La storia di Nughedu era rimbalzata anche sui media nazionali proprio per la singolarità della dinamica. Il 36enne, poche ore dopo essersi risvegliato dal coma, aveva raccontato ai carabinieri di esser stato schiacciato da un’auto e poi gettato in una scarpata. Non aveva da subito indicato il nome di Puddinu ma poi i ricordi si erano fatti più nitidi e aveva ricostruito gli ultimi momenti di quella serata. Era uscito dal bar del paese con Puddinu, era salito nella sua auto e insieme erano andati nella campagna dell’operaio per prendere del vino. Giovanni Antonio era sceso dalla macchina per aprire il cancello ed era stato travolto. Questa era stata la ricostruzione in base ai ricordi della vittima. Fin dall’inizio gli inquirenti hanno ipotizzato che si fosse trattato di un investimento involontario e che Puddinu, anziché aiutare l’amico, credendolo morto lo avesse lasciato lì.

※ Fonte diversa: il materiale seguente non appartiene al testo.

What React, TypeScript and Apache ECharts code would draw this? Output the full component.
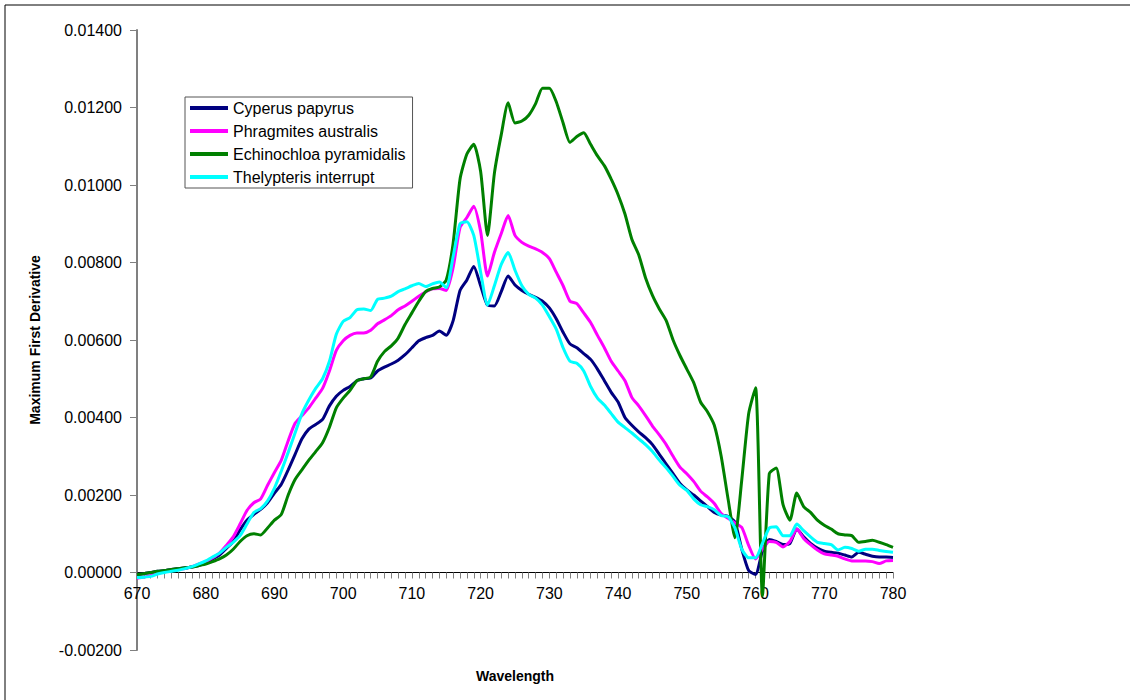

Pedranghelu era stato trovato quasi in fin di vita qualche ora dopo da un altro compaesano che aveva chiamato i soccorsi. Era stato trasportato in ospedale con 24 fratture e un polmone perforato, escoriazioni in tutto il corpo. Era stato in coma farmacologico e al risveglio aveva riferito ciò che ricordava. Tanto era bastato perché la Procura di Sassari indagasse in un primo momento il 47enne per lesioni aggravate. Poi l’arresto per lesioni stradali colpose aggravate dalla guida in stato di ebbrezza, omissione di soccorso e lesioni causate dallo spostamento del corpo. L’avvocato Antonio Secci, che assiste la famiglia Pedranghelu, ha da sempre sostenuto che il suo assistito fosse stato investito, trascinato e gettato nella scarpata volontariamente. Ma per il pm non esistevano elementi che potessero avallare il tentato omicidio. Dello stesso avviso il giudice Michele Contini che, condividendo la tesi del difensore Merlini, ha ritenuto di dover scarcerare Francesco Puddinu senza applicargli alcuna misura.

Il legale chiederà all’ente foreste che l’operaio venga riammesso al lavoro.